Spider plant (Chlorophytum comosum), I love the retro vibe this plant gives off. I dare you to put one in that macrame hanger and not start humming a few lines of Staying Alive. If you liked that look then the good news is it’s back in a big way, oh so trendy and bohemian. The reason this plant was, and still is, so popular is they are extremely adaptable to most growing conditions and therefor easy to grow. Best in bright indirect light, water them well but let them dry out between watering. They come in both green and variegated. You can sometimes get browning on the leaf tips from neglect but just prune those out and try to pay better attention to it in the future. Just in case you were curious, this plant is called spider plant because of the spiderettes that dangle on long stems from the mother plant. They start off as white flowers and then turn into little baby plants you can give to friends or repot.
Philodendron, I have yet to meet a philodendron I don’t like. These are trendy, easy to care for plants with large tropical-looking glossy leaves. You can find ones with frilly-laced leaves (‘Hope’), striped leaves (‘Birken’) or even silver leaves (P. hastatum ‘Silver Sword’). This is also a good confidence building plant for the beginner. Easy to grow and their glossy tropical looking leaves will liven up any spot with medium indirect light. Keep the soil moist, they like high humidity and won’t enjoy drying out. These are fast growing plants, some are climbers and others have an upright habit, so make sure to read the label before you buy.
Fiddle-leaf fig (Ficus lyrata) I call this plant the “gateway tropical” since I have seen it be the plant that “opens the door” to previous “I don’t have a green thumb” people and turns them into certifiable plant collectors. The giant leathery, heavily veined, glossy violin-shaped leaves of this plant have also made this plant the “it” plant with designers and influencers everywhere. If I’m being honest, it has a reputation for being fussy, but I don’t feel they deserve that reputation. Give them the right growing conditions and both you and your fig will be happy. In the wild they grow in warm humid climates where temperatures don’t fluctuate much. So, avoid drafts, and don’t put it near a heat source (vent, heater, fireplace, etc). Make sure to give it filtered light (an east or shaded west facing window is perfect) and also avoid both overwatering and under-watering. Something else to remember is this is a tree and if given the space it can grow to 1.8m or 6 feet tall, so make sure to give it some space. If you have a place in your house that will make this plant happy then you should get one.
ZZ plant (Zamioculus zamifolia) is another great plant for the beginner with striking structural foliage.

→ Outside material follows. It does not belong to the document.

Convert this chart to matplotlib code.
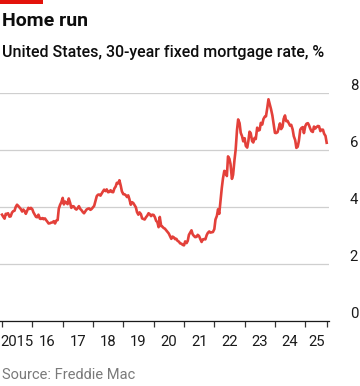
import numpy as np
import pandas as pd
import matplotlib
matplotlib.use('Agg')
import matplotlib.pyplot as plt
from matplotlib.patches import Rectangle

# semi-monthly readings (1st and 15th of each month), %
rate_2015 = [3.73, 3.66, 3.59, 3.76, 3.75, 3.78, 3.66, 3.67, 3.80, 3.85, 3.87, 4.00,
             4.08, 4.04, 3.98, 3.93, 3.84, 3.91, 3.85, 3.76, 3.87, 3.97, 3.93, 3.97]
rate_2016 = [3.92, 3.81, 3.72, 3.65, 3.64, 3.73, 3.59, 3.58, 3.61, 3.57, 3.60, 3.54,
             3.48, 3.42, 3.43, 3.45, 3.46, 3.50, 3.42, 3.52, 3.54, 3.94, 4.08, 4.16]
rate_2017 = [4.32, 4.09, 4.19, 4.15, 4.10, 4.30, 4.14, 3.97, 4.03, 4.02, 3.94, 3.91,
             3.96, 4.03, 3.93, 3.89, 3.82, 3.78, 3.85, 3.91, 3.94, 3.95, 3.90, 3.93]
rate_2018 = [3.99, 4.04, 4.22, 4.38, 4.43, 4.44, 4.40, 4.47, 4.55, 4.61, 4.56, 4.62,
             4.52, 4.53, 4.59, 4.53, 4.52, 4.65, 4.72, 4.85, 4.83, 4.94, 4.75, 4.55]
rate_2019 = [4.45, 4.45, 4.41, 4.35, 4.41, 4.28, 4.08, 4.17, 4.14, 4.07, 3.99, 3.82,
             3.73, 3.81, 3.75, 3.60, 3.58, 3.56, 3.64, 3.69, 3.78, 3.75, 3.68, 3.73]
rate_2020 = [3.72, 3.65, 3.51, 3.47, 3.29, 3.65, 3.33, 3.31, 3.26, 3.24, 3.18, 3.13,
             3.07, 2.98, 2.88, 2.96, 2.93, 2.87, 2.88, 2.81, 2.78, 2.72, 2.71, 2.67]
rate_2021 = [2.65, 2.79, 2.73, 2.81, 3.02, 3.09, 3.18, 3.04, 2.98, 2.94, 2.95, 3.02,
             2.98, 2.88, 2.77, 2.86, 2.87, 2.86, 3.01, 3.09, 3.14, 3.10, 3.11, 3.12]
rate_2022 = [3.22, 3.56, 3.69, 3.92, 3.76, 4.16, 4.67, 5.00, 5.27, 5.25, 5.09, 5.78,
             5.70, 5.51, 4.99, 5.13, 5.66, 6.02, 6.70, 7.08, 6.95, 6.61, 6.49, 6.31]
rate_2023 = [6.42, 6.15, 6.09, 6.32, 6.65, 6.60, 6.32, 6.27, 6.43, 6.39, 6.79, 6.69,
             6.71, 6.96, 6.90, 7.09, 7.18, 7.19, 7.49, 7.79, 7.60, 7.44, 7.22, 6.95]
rate_2024 = [6.61, 6.60, 6.63, 6.77, 6.94, 6.74, 6.82, 7.10, 7.22, 7.02, 7.03, 6.95,
             6.86, 6.89, 6.73, 6.49, 6.35, 6.08, 6.12, 6.32, 6.72, 6.78, 6.81, 6.60]
rate_2025 = [6.85, 6.93, 6.95, 6.87, 6.76, 6.67, 6.64, 6.83, 6.76, 6.81, 6.85, 6.84,
             6.67, 6.72, 6.72, 6.58, 6.50, 6.26]

years = list(range(2015, 2026))
year_labels = ['2015', '16', '17', '18', '19', '20', '21', '22', '23', '24', '25']
y_ticks = [0, 2, 4, 6, 8]

rates = (rate_2015 + rate_2016 + rate_2017 + rate_2018 + rate_2019 + rate_2020
         + rate_2021 + rate_2022 + rate_2023 + rate_2024 + rate_2025)
dates = pd.date_range('2015-01-01', periods=len(rates), freq='SMS')

RED = '#e3403a'
GRID = '#cfcfcf'

plt.rcParams['font.family'] = ['Roboto', 'DejaVu Sans']

W, H = 360, 386
fig = plt.figure(figsize=(W / 100, H / 100), dpi=100)
ax = fig.add_axes([0, 1 - 320.7 / H, 329 / W, (320.7 - 93.3) / H])

ax.plot(dates, rates, color=RED, linewidth=1.9, solid_joinstyle='round', zorder=3)

start = pd.Timestamp('2015-01-01')
end = dates[-1] + pd.Timedelta(days=7)
ax.set_xlim(start - pd.Timedelta(days=24), dates[-1] + pd.Timedelta(days=28))
ax.set_ylim(0, 8)

# year ticks at Jan 1, labels centred in each year
major = [pd.Timestamp(f'{y}-01-01') for y in years] + [end]
ax.set_xticks(major)
ax.set_xticklabels([])
mids = [major[i] + (major[i + 1] - major[i]) / 2 for i in range(len(years))]
ax.set_xticks(mids, minor=True)
ax.set_xticklabels(year_labels, minor=True)
ax.tick_params(axis='x', which='major', length=4, width=0.9, color='#333333', direction='out')
ax.tick_params(axis='x', which='minor', length=0, pad=10, labelsize=10.7, labelcolor='#1a1a1a')

ax.yaxis.tick_right()
ax.set_yticks(y_ticks)
ax.set_yticklabels([str(v) for v in y_ticks])
ax.tick_params(axis='y', length=0, pad=15, labelsize=10.7, labelcolor='#1a1a1a')
for lab in ax.get_yticklabels():
    lab.set_va('bottom')

ax.grid(axis='y', color=GRID, linewidth=0.9)
ax.grid(axis='x', visible=False)
for s in ['top', 'left', 'right']:
    ax.spines[s].set_visible(False)
ax.spines['bottom'].set_color('#1a1a1a')
ax.spines['bottom'].set_linewidth(0.9)
ax.set_facecolor('none')

fig.add_artist(Rectangle((0, 1 - 4 / H), 43 / W, 4 / H, transform=fig.transFigure,
                         color='#e3120b', linewidth=0))
fig.text(2 / W, 1 - 21 / H, 'Home run', fontsize=14, fontweight='bold',
         va='center', ha='left', color='#0d0d0d')
fig.text(2 / W, 1 - 52 / H, 'United States, 30-year fixed mortgage rate, %',
         fontsize=11.5, fontweight='medium', va='center', ha='left', color='#0d0d0d')
fig.text(2 / W, 1 - 375 / H, 'Source: Freddie Mac', fontsize=10.5,
         va='center', ha='left', color='#7a7a7a')

fig.savefig('out.png', dpi=100, facecolor='white')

The succulent stems emerge from the soil with equally succulent leaves that look like “puffy” palm fronds. Ridiculously easy to grow, they can handle a variety of light conditions which makes them the perfect choice for a shady low light corner. They are also tolerant of infrequent watering, so they will pretty much put up with neglect and keep growing. ‘Raven’ is a black cultivar worth keeping an eye out for if you like something a little bit different (hint it really pops with a white background).
So, this winter lets head inside to get cozy and avoid the weather, but do it with a little bit of freshness and style. Just because we are hunkering down inside doesn’t mean that our green thumbs need to be tucked away. Because to be honest, one can only enjoy so many baked goods and candles before you start to miss the verdant greens of spring and summer.